Mariah Carey Slammed by Human Rights Group Over Concert in Angola, Singer Reportedly Paid $1 Million

"She goes from private performances to public displays of support and credibility for one of Africa's chief human rights violators and most corrupt tyrants," HRF president said

By Alyssa Toomey Dec 20, 2013 12:02 AMTags
Mariah Carey, BET AwardsJason Merritt/Getty Images for BET

Mariah Carey has come under fire following a recent concert in Angola.

The Human Rights Foundation is heavily criticizing the "All I Want for Christmas" singer after she performed for the nation's "corrupt" president José Eduardo dos Santos on Sunday, Dec. 15, four years after the pop star apologized for her 2009 performance for Libyan leader Moammar Gadhafi.

Carey sang a two-hour set at Luanda's Coqueiros Stadium at a gala for the Angolan Red Cross, which was sponsored by Unitel, a mobile company owned by dos Santos' daughter Isabel, who also serves as president of the Angolan Red Cross.

Dos Santos has served as president of Angola since 1979 and has been accused of a number of human rights abuse, allegedly ordering the death of many activists, journalists and politicists who protest his rule.

"Mariah Carey can't seem to get enough dictator cash, reportedly more than $1 million this time," Human Rights Foundation president Thor Halvorssen said in a statement. "Just five years ago she performed for the family of Libyan dictator Muammar Gaddafi. Now, she goes from private performances to public displays of support and credibility for one of Africa's chief human rights violators and most corrupt tyrants."

Carey, who has yet to comment on the media backlash, snapped an innocent selfie just one day prior to her performance in Angola, captioning the photo, "Backstage in Nigeria."

"It is the sad spectacle of an international artist purchased by a ruthless police state to entertain and whitewash the father-daughter kleptocracy that has amassed billions in ill-gotten wealth while the majority of Angola lives on less than $2 a day," Halvorssen continued.
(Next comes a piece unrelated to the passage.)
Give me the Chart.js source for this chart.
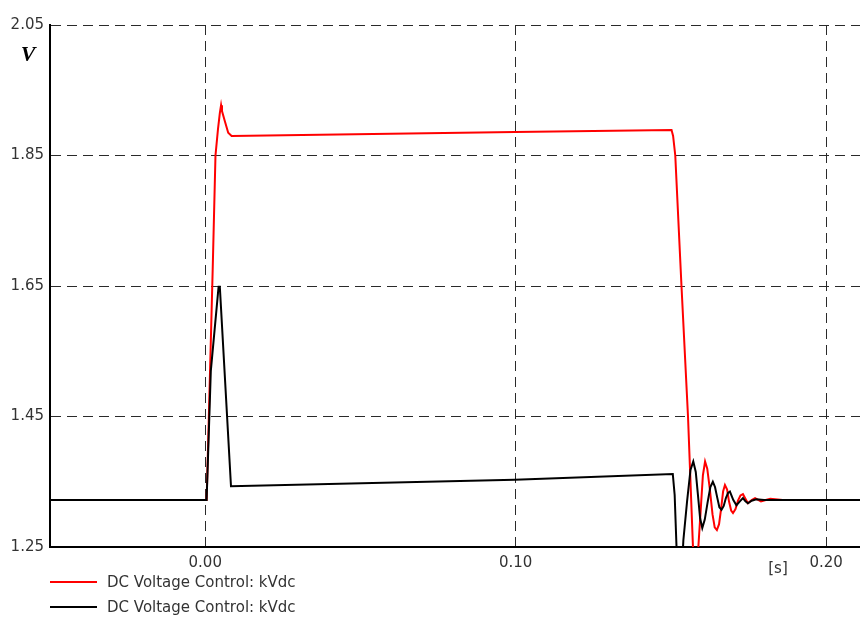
<!DOCTYPE html>
<html>
<head>
<meta charset="utf-8">
<script src="https://cdn.jsdelivr.net/npm/chart.js@4/dist/chart.umd.min.js"></script>
<style>
  html, body { margin: 0; padding: 0; background: #fff; }
  canvas { display: block; }
</style>
</head>
<body>
<canvas id="voltageChart" width="860" height="617"></canvas>
<script>
// Tempo (s) e tensão (kV)
const redTimes = [-0.05, 0.00045, 0.0010, 0.0024, 0.0033, 0.0041, 0.0047, 0.0051, 0.0054, 0.0063, 0.0074, 0.0085,
    0.0997, 0.1502, 0.1507, 0.1514, 0.1534, 0.1555, 0.1571, 0.1579, 0.1587, 0.1595, 0.1603, 0.1610,
    0.1617, 0.1625, 0.1634, 0.1641, 0.1648, 0.1655, 0.1662, 0.1668, 0.1674, 0.1681, 0.1687, 0.1694,
    0.1700, 0.1708, 0.1716, 0.1724, 0.1732, 0.1740, 0.1748, 0.1760, 0.1771, 0.1790, 0.1820, 0.1860, 0.211];
const redValues = [1.322, 1.322, 1.42, 1.675, 1.85, 1.89, 1.915, 1.927, 1.918, 1.903, 1.885, 1.880,
    1.886, 1.889, 1.88, 1.85, 1.65, 1.45, 1.25, 1.20, 1.24, 1.30, 1.36, 1.381,
    1.37, 1.34, 1.30, 1.28, 1.276, 1.285, 1.31, 1.335, 1.345, 1.338, 1.320, 1.306,
    1.302, 1.308, 1.321, 1.329, 1.331, 1.324, 1.317, 1.322, 1.325, 1.320, 1.324, 1.322, 1.322];

const blackTimes = [-0.05, 0.00045, 0.0018, 0.0043, 0.0047, 0.0083, 0.0997, 0.1506, 0.1512, 0.1518, 0.1524,
    0.1530, 0.1536, 0.1540, 0.1552, 0.1563, 0.1572, 0.1580, 0.1587, 0.1594, 0.1601, 0.1609, 0.1618,
    0.1627, 0.1635, 0.1642, 0.1649, 0.1656, 0.1663, 0.1670, 0.1677, 0.1684, 0.1690, 0.1701, 0.1711,
    0.1722, 0.1732, 0.1740, 0.1748, 0.1760, 0.1775, 0.1800, 0.211];
const blackValues = [1.322, 1.322, 1.52, 1.649, 1.649, 1.343, 1.353, 1.362, 1.33, 1.25, 1.18,
    1.16, 1.22, 1.26, 1.32, 1.368, 1.381, 1.365, 1.33, 1.294, 1.279, 1.292, 1.318,
    1.342, 1.350, 1.342, 1.326, 1.311, 1.307, 1.313, 1.325, 1.333, 1.335, 1.322, 1.314,
    1.320, 1.325, 1.320, 1.317, 1.321, 1.323, 1.322, 1.322];

const xTicks = [0.00, 0.10, 0.20];
const yTicks = [1.25, 1.45, 1.65, 1.85, 2.05];
const seriesLabels = ['DC Voltage Control: kVdc', 'DC Voltage Control: kVdc'];
const seriesColors = ['#ff0000', '#000000'];
const yUnit = 'V';
const xUnit = '[s]';

const toPoints = (times, values) => times.map((t, i) => ({ x: t, y: values[i] }));

// Rótulos extras: unidade dos eixos e legenda em coluna
const extraText = {
    id: 'extraText',
    afterDraw(chart) {
        const ctx = chart.ctx;
        ctx.save();
        ctx.fillStyle = '#000';
        ctx.textAlign = 'center';
        ctx.textBaseline = 'middle';
        ctx.font = 'bold italic 22px "Liberation Serif"';
        ctx.fillText(yUnit, 28, 55);
        ctx.font = '15px "DejaVu Sans"';
        ctx.fillStyle = '#333';
        ctx.fillText(xUnit, 778, 569);

        ctx.textAlign = 'left';
        seriesLabels.forEach((label, i) => {
            const y = 582 + i * 25;
            ctx.strokeStyle = seriesColors[i];
            ctx.lineWidth = 2;
            ctx.beginPath();
            ctx.moveTo(50, y);
            ctx.lineTo(97, y);
            ctx.stroke();
            ctx.fillText(label, 107, y + 1);
        });
        ctx.restore();
    }
};

const ctx = document.getElementById('voltageChart').getContext('2d');
new Chart(ctx, {
    type: 'line',
    data: {
        datasets: [
            {
                label: seriesLabels[0],
                data: toPoints(redTimes, redValues),
                borderColor: seriesColors[0],
                borderWidth: 2,
                pointRadius: 0,
                tension: 0,
                order: 1
            },
            {
                label: seriesLabels[1],
                data: toPoints(blackTimes, blackValues),
                borderColor: seriesColors[1],
                borderWidth: 2,
                pointRadius: 0,
                tension: 0,
                order: 0
            }
        ]
    },
    options: {
        responsive: false,
        animation: false,
        layout: { padding: { top: 25, right: 0, left: 0, bottom: 0 } },
        scales: {
            x: {
                type: 'linear',
                min: -0.05,
                max: 0.2109,
                afterFit: (scale) => { scale.height = 70; },
                afterBuildTicks: (scale) => { scale.ticks = xTicks.map(v => ({ value: v })); },
                grid: { color: '#2a2a2a', lineWidth: 1, drawTicks: false },
                border: { color: '#000', width: 2, dash: [10, 6] },
                ticks: {
                    padding: 7,
                    color: '#333',
                    font: { family: 'DejaVu Sans', size: 15 },
                    callback: (v) => v.toFixed(2)
                }
            },
            y: {
                min: 1.25,
                max: 2.05,
                afterFit: (scale) => { scale.width = 50; },
                afterBuildTicks: (scale) => { scale.ticks = yTicks.map(v => ({ value: v })); },
                grid: { color: '#2a2a2a', lineWidth: 1, drawTicks: false },
                border: { color: '#000', width: 2, dash: [10, 6] },
                ticks: {
                    padding: 6,
                    color: '#333',
                    font: { family: 'DejaVu Sans', size: 15 },
                    callback: (v) => v.toFixed(2)
                }
            }
        },
        plugins: {
            legend: { display: false },
            tooltip: { enabled: false }
        }
    },
    plugins: [extraText]
});
</script>
</body>
</html>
According to the HRF, the Angolan Red Cross gala raised $65,000. The 43-year-old songstress posed with the president, his wife and daughter at the event, where she said she was "honored to share this show with the President of Angola."

Carey's rep did not respond when asked for comment on the controversial concert.

This is not the first time Carey has performed for a dictator. She apologized in 2011 after she was hired by the Gadhafis to sing at a New Year's Eve bash back in 2009.

"I was naive and unaware of who I was booked to perform for," she said at the time. "I feel horrible and embarrassed to have participated in this mess. Ultimately we as artists are to be held accountable. Going forward, this is a lesson for all artists to learn from. We need to be more aware and take more responsibility regardless of who books our shows."

Carey isn't the only artist to receive backlash following an appearance at an event with a controversial ruler. Jennifer Lopez apologized after she performed for Turkmenistan President Gurbanguly Berdimuhamedow over the summer.